** start SOURCE RECORDS **

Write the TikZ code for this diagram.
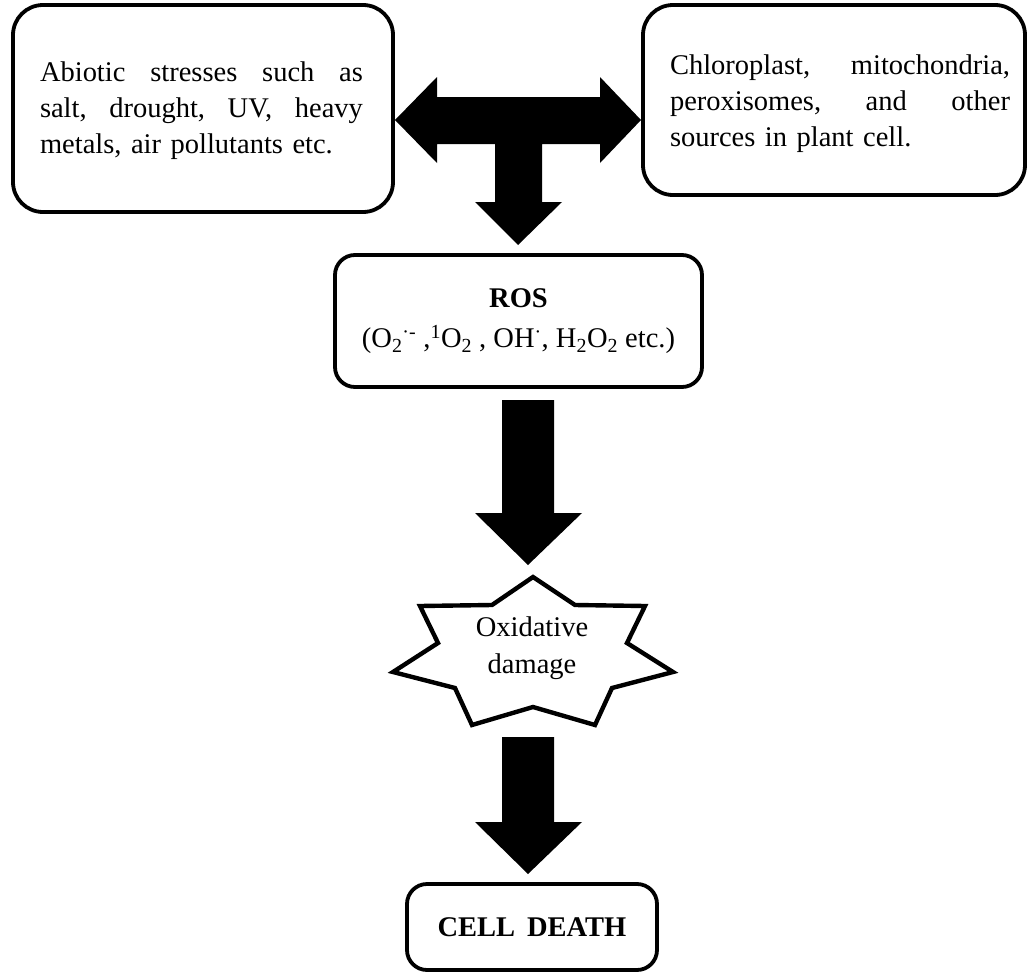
\documentclass[tikz,border=0pt]{standalone}
\usepackage{fontspec}
\setmainfont{Liberation Serif}
\begin{document}
\begin{tikzpicture}[x=1pt,y=-1pt,
  txt/.style={font=\fontsize{28.5}{36}\selectfont,inner sep=0pt},
  rbox/.style={draw=black,line width=3.8pt,rounded corners=#1,inner sep=0pt,outer sep=0pt,txt},
  blockarrow/.style={fill=black,draw=none},
  starline/.style={draw=black,line width=4.4pt,line join=miter,fill=white}]
\useasboundingbox (0,0) rectangle (1029,972);

% boxes
\node[rbox=30pt,minimum width=380pt,minimum height=207pt] (abiotic) at (203,108.5) {};
\node[txt,text width=323pt,align=left] (abiotictext) at (201.5,111)
  {Abiotic\hfill stresses\hfill such\hfill as\\ salt,\hfill drought,\hfill UV,\hfill heavy\\ metals, air pollutants etc.};
\node[rbox=30pt,minimum width=382pt,minimum height=190pt] (sources) at (834,100) {};
\node[txt,text width=340pt,align=left] (sourcestext) at (840,104)
  {Chloroplast,\hfill mitochondria,\\ peroxisomes,\hfill and\hfill other\\ sources in plant cell.};
\node[rbox=20pt,minimum width=367pt,minimum height=132pt,align=center,font=\fontsize{28.5}{40}\selectfont] (ros) at (518.5,321)
  {\textbf{ROS}\\(O\textsubscript{2}\textsuperscript{·-} ,\textsuperscript{1}O\textsubscript{2} , OH\textsuperscript{·}, H\textsubscript{2}O\textsubscript{2} etc.)};

% star
\draw[starline] (533,577) -- (575,605) -- (645,606) -- (627,643) -- (673,672) -- (612,688) -- (595,725)
  -- (533,707) -- (472,725) -- (455,688) -- (393,672) -- (438,643) -- (420,606) -- (492,605) -- cycle;
\node[txt,align=center,font=\fontsize{28.5}{37}\selectfont] (ox) at (532,648) {Oxidative\\damage};

\node[rbox=20pt,minimum width=250pt,minimum height=86pt] (death) at (532,927) {\textbf{CELL\, DEATH}};

% T arrow
\fill[blockarrow] (395,120) -- (437,77) -- (437,97) -- (600,97) -- (600,77) -- (641,120) -- (600,163) -- (600,144)
  -- (542,144) -- (542,202) -- (562,202) -- (518,245) -- (475,202) -- (495,202) -- (495,144)
  -- (437,144) -- (437,163) -- cycle;
% ROS -> oxidative damage
\fill[blockarrow] (502,400) -- (554,400) -- (554,513) -- (582,513) -- (528,565) -- (475,513) -- (502,513) -- cycle;
% oxidative damage -> cell death
\fill[blockarrow] (502,737) -- (554,737) -- (554,822) -- (582,822) -- (528,874) -- (475,822) -- (502,822) -- cycle;
\end{tikzpicture}
\end{document}
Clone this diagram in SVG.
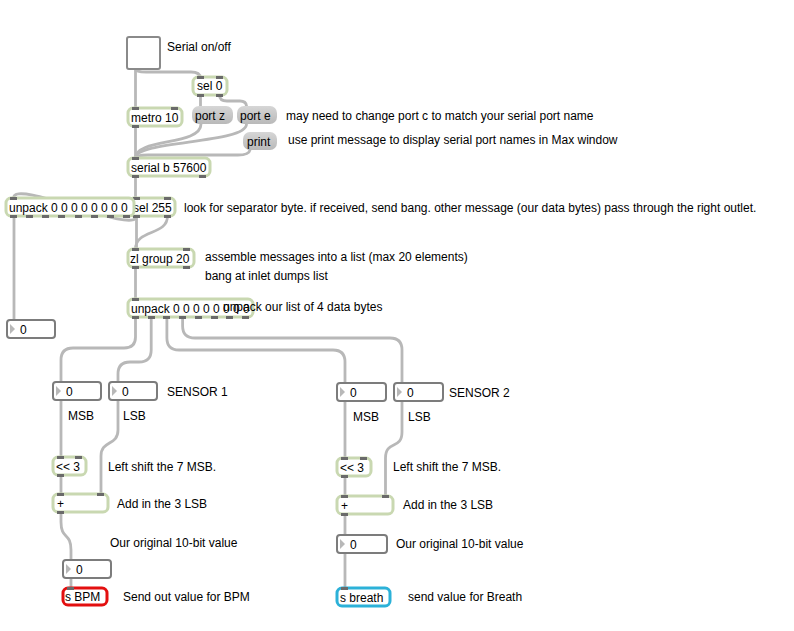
<svg xmlns="http://www.w3.org/2000/svg" width="794" height="631" viewBox="0 0 794 631">
<defs>
<linearGradient id="msgGrad" x1="0" y1="0" x2="0" y2="1">
<stop offset="0" stop-color="#d6d6d6"/>
<stop offset="1" stop-color="#b9b9b9"/>
</linearGradient>
</defs>
<style>
text{font-family:"Liberation Sans",Arial,sans-serif;font-size:12px;fill:#000}
.obj{fill:#fff;stroke:#c9d8b1;stroke-width:3}
.tab{fill:#6a6a6a}
.num{fill:#fff;stroke:#7c7c7c;stroke-width:2}
.tri{fill:#b8b8b8}
.msg{fill:url(#msgGrad)}
.tog{fill:#fff;stroke:#8a8a8a;stroke-width:2}
.cord{fill:none;stroke:#b8b8b8;stroke-width:2.8;stroke-linecap:round}
.sendr{fill:#fff;stroke:#e30f0f;stroke-width:3}
.sendb{fill:#fff;stroke:#2cb1d8;stroke-width:3}
</style>
<rect width="794" height="631" fill="#fff"/>

<g id="connectors">
<path class="cord" d="M135.5,69 V108"/>
<path class="cord" d="M135.5,69 Q136,72 146,72 L191,72 Q200,72 200.5,78"/>
<path class="cord" d="M200.5,95 V106"/>
<path class="cord" d="M219.5,95 Q219.5,101 227,101 L240,101 Q246,101 246.5,106"/>
<path class="cord" d="M201,124 C201,146 135.5,138 135.5,158"/>
<path class="cord" d="M246.5,124 C246.5,144 135.5,140 135.5,158"/>
<path class="cord" d="M250,150 Q249,155 238,155 L148,155 Q136,155 135.5,158"/>
<path class="cord" d="M135.5,126 V158"/>
<path class="cord" d="M135.5,176 V198"/>
<path class="cord" d="M136.5,216 C136.5,236 13.5,178 13.5,198"/>
<path class="cord" d="M136.5,216 V249"/>
<path class="cord" d="M167.5,216 C167.5,236 135.5,229 135.5,249"/>
<path class="cord" d="M14,216 V320"/>
<path class="cord" d="M135.5,267 V299"/>
<path class="cord" d="M135.5,317 V337 Q135.5,348 124,348 L73,348 Q61,348 61,360 V382"/>
<path class="cord" d="M151.2,317 V350 Q151.2,362 139,362 L130,362 Q118,362 118,374 V382"/>
<path class="cord" d="M166.9,317 V338 Q166.9,350 179,350 L333,350 Q345,350 345,362 V383"/>
<path class="cord" d="M182.6,317 V326 Q182.6,338 195,338 L390,338 Q402,338 402,350 V383"/>
<path class="cord" d="M61,400 V457"/>
<path class="cord" d="M118,400 V430 C118,446 101,440 101,456 V494"/>
<path class="cord" d="M61,475 V494"/>
<path class="cord" d="M61,512 V522 C61,540 71,532 71,550 V560"/>
<path class="cord" d="M71,578 V588"/>
<path class="cord" d="M345,401 V458"/>
<path class="cord" d="M402,401 V432 C402,450 385.5,440 385.5,458 V496"/>
<path class="cord" d="M345,476 V496"/>
<path class="cord" d="M345,514 V535"/>
<path class="cord" d="M345,553 V588"/>
</g>

<g id="toggle">
<rect class="tog" x="127" y="37" width="33" height="32" rx="2"/>
</g>
<text x="167" y="51">Serial on/off</text>

<g id="sel0">
<rect class="obj" x="193" y="77" width="34" height="18" rx="5"/>
<rect class="tab" x="197" y="76" width="7" height="3"/>
<rect class="tab" x="216" y="76" width="7" height="3"/>
<rect class="tab" x="197" y="94" width="7" height="3"/>
<rect class="tab" x="216" y="94" width="7" height="3"/>
<text x="197" y="90">sel 0</text>
</g>

<g id="metro">
<rect class="obj" x="128" y="108" width="54" height="18" rx="5"/>
<rect class="tab" x="132" y="107" width="7" height="3"/>
<rect class="tab" x="171" y="107" width="7" height="3"/>
<rect class="tab" x="132" y="125" width="7" height="3"/>
<text x="131" y="122">metro 10</text>
</g>

<g id="portz">
<rect class="msg" x="192" y="106" width="41" height="18" rx="7"/>
<text x="195" y="120">port z</text>
</g>
<g id="porte">
<rect class="msg" x="237" y="106" width="40" height="18" rx="7"/>
<text x="240" y="120">port e</text>
</g>
<text x="286" y="120">may need to change port c to match your serial port name</text>
<g id="print">
<rect class="msg" x="243" y="132" width="34" height="18" rx="7"/>
<text x="247" y="146">print</text>
</g>
<text x="288" y="144">use print message to display serial port names in Max window</text>

<g id="serial">
<rect class="obj" x="128" y="158" width="82" height="18" rx="5"/>
<rect class="tab" x="132" y="157" width="7" height="3"/>
<rect class="tab" x="132" y="175" width="7" height="3"/>
<rect class="tab" x="199" y="175" width="7" height="3"/>
<text x="131" y="172">serial b 57600</text>
</g>

<g id="sel255">
<rect class="obj" x="129" y="198" width="46" height="18" rx="5"/>
<rect class="tab" x="133" y="197" width="7" height="3"/>
<rect class="tab" x="164" y="197" width="7" height="3"/>
<rect class="tab" x="133" y="215" width="7" height="3"/>
<rect class="tab" x="164" y="215" width="7" height="3"/>
<text x="133" y="212">sel 255</text>
</g>

<g id="unpack1">
<rect class="obj" x="6" y="198" width="128" height="18" rx="5"/>
<rect class="tab" x="10" y="197" width="7" height="3"/>
<rect class="tab" x="10" y="215" width="7" height="3"/>
<rect class="tab" x="26" y="215" width="7" height="3"/>
<rect class="tab" x="42" y="215" width="7" height="3"/>
<rect class="tab" x="58" y="215" width="7" height="3"/>
<rect class="tab" x="75" y="215" width="7" height="3"/>
<rect class="tab" x="91" y="215" width="7" height="3"/>
<rect class="tab" x="107" y="215" width="7" height="3"/>
<rect class="tab" x="123" y="215" width="7" height="3"/>
<text x="9" y="212">unpack 0 0 0 0 0 0 0 0</text>
</g>
<text x="184" y="212">look for separator byte. if received, send bang. other message (our data bytes) pass through the right outlet.</text>

<g id="zlgroup">
<rect class="obj" x="128" y="249" width="66" height="18" rx="5"/>
<rect class="tab" x="132" y="248" width="7" height="3"/>
<rect class="tab" x="183" y="248" width="7" height="3"/>
<rect class="tab" x="132" y="266" width="7" height="3"/>
<rect class="tab" x="183" y="266" width="7" height="3"/>
<text x="130" y="263">zl group 20</text>
</g>
<text x="205" y="261">assemble messages into a list (max 20 elements)</text>
<text x="205" y="280">bang at inlet dumps list</text>

<g id="unpack2">
<rect class="obj" x="128" y="299" width="125" height="18" rx="5"/>
<rect class="tab" x="132" y="298" width="7" height="3"/>
<rect class="tab" x="132" y="316" width="7" height="3"/>
<rect class="tab" x="148" y="316" width="7" height="3"/>
<rect class="tab" x="163" y="316" width="7" height="3"/>
<rect class="tab" x="179" y="316" width="7" height="3"/>
<rect class="tab" x="195" y="316" width="7" height="3"/>
<rect class="tab" x="211" y="316" width="7" height="3"/>
<rect class="tab" x="226" y="316" width="7" height="3"/>
<rect class="tab" x="242" y="316" width="7" height="3"/>
<text x="131" y="313">unpack 0 0 0 0 0 0 0 0</text>
</g>
<text x="223" y="311">unpack our list of 4 data bytes</text>

<g id="num0">
<rect class="num" x="7" y="320" width="48" height="18" rx="3"/>
<path class="tri" d="M10,324 L15,329 L10,334 Z"/>
<text x="20" y="334">0</text>
</g>

<g id="msb1">
<rect class="num" x="53" y="382" width="48" height="18" rx="3"/>
<path class="tri" d="M56,386 L61,391 L56,396 Z"/>
<text x="66" y="396">0</text>
</g>
<g id="lsb1">
<rect class="num" x="109" y="382" width="48" height="18" rx="3"/>
<path class="tri" d="M112,386 L117,391 L112,396 Z"/>
<text x="122" y="396">0</text>
</g>
<text x="167" y="396">SENSOR 1</text>
<text x="68" y="420">MSB</text>
<text x="123" y="420">LSB</text>

<g id="shift1">
<rect class="obj" x="53" y="457" width="33" height="18" rx="5"/>
<rect class="tab" x="57" y="456" width="7" height="3"/>
<rect class="tab" x="75" y="456" width="7" height="3"/>
<rect class="tab" x="57" y="474" width="7" height="3"/>
<text x="56" y="471">&lt;&lt; 3</text>
</g>
<text x="108" y="471">Left shift the 7 MSB.</text>

<g id="plus1">
<rect class="obj" x="53" y="494" width="55" height="18" rx="5"/>
<rect class="tab" x="57" y="493" width="7" height="3"/>
<rect class="tab" x="97" y="493" width="7" height="3"/>
<rect class="tab" x="57" y="511" width="7" height="3"/>
<text x="57" y="508">+</text>
</g>
<text x="117" y="508">Add in the 3 LSB</text>
<text x="110" y="547">Our original 10-bit value</text>

<g id="val1">
<rect class="num" x="63" y="560" width="48" height="18" rx="3"/>
<path class="tri" d="M66,564 L71,569 L66,574 Z"/>
<text x="76" y="574">0</text>
</g>

<g id="sbpm">
<rect class="sendr" x="63" y="588" width="44" height="17" rx="5"/>
<rect class="tab" x="67" y="587" width="7" height="3"/>
<text x="65" y="601">s BPM</text>
</g>
<text x="123" y="601">Send out value for BPM</text>

<g id="msb2">
<rect class="num" x="337" y="383" width="49" height="18" rx="3"/>
<path class="tri" d="M340,387 L345,392 L340,397 Z"/>
<text x="350" y="397">0</text>
</g>
<g id="lsb2">
<rect class="num" x="394" y="383" width="49" height="18" rx="3"/>
<path class="tri" d="M397,387 L402,392 L397,397 Z"/>
<text x="407" y="397">0</text>
</g>
<text x="449" y="397">SENSOR 2</text>
<text x="353" y="421">MSB</text>
<text x="408" y="421">LSB</text>

<g id="shift2">
<rect class="obj" x="337" y="458" width="34" height="18" rx="5"/>
<rect class="tab" x="341" y="457" width="7" height="3"/>
<rect class="tab" x="360" y="457" width="7" height="3"/>
<rect class="tab" x="341" y="475" width="7" height="3"/>
<text x="340" y="472">&lt;&lt; 3</text>
</g>
<text x="393" y="471">Left shift the 7 MSB.</text>

<g id="plus2">
<rect class="obj" x="337" y="496" width="56" height="18" rx="5"/>
<rect class="tab" x="341" y="495" width="7" height="3"/>
<rect class="tab" x="382" y="495" width="7" height="3"/>
<rect class="tab" x="341" y="513" width="7" height="3"/>
<text x="341" y="510">+</text>
</g>
<text x="403" y="509">Add in the 3 LSB</text>

<g id="val2">
<rect class="num" x="337" y="535" width="50" height="18" rx="3"/>
<path class="tri" d="M340,539 L345,544 L340,549 Z"/>
<text x="350" y="549">0</text>
</g>
<text x="396" y="548">Our original 10-bit value</text>

<g id="sbreath">
<rect class="sendb" x="337" y="588" width="53" height="18" rx="5"/>
<rect class="tab" x="341" y="587" width="7" height="3"/>
<text x="340" y="602">s breath</text>
</g>
<text x="408" y="601">send value for Breath</text>
</svg>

** end SOURCE RECORDS **

> _WORK TO DO_
Pull every line containing the word "this" out of the material and copy it.

> _FULL RESPONSE_
Write the TikZ code for this diagram.
Clone this diagram in SVG.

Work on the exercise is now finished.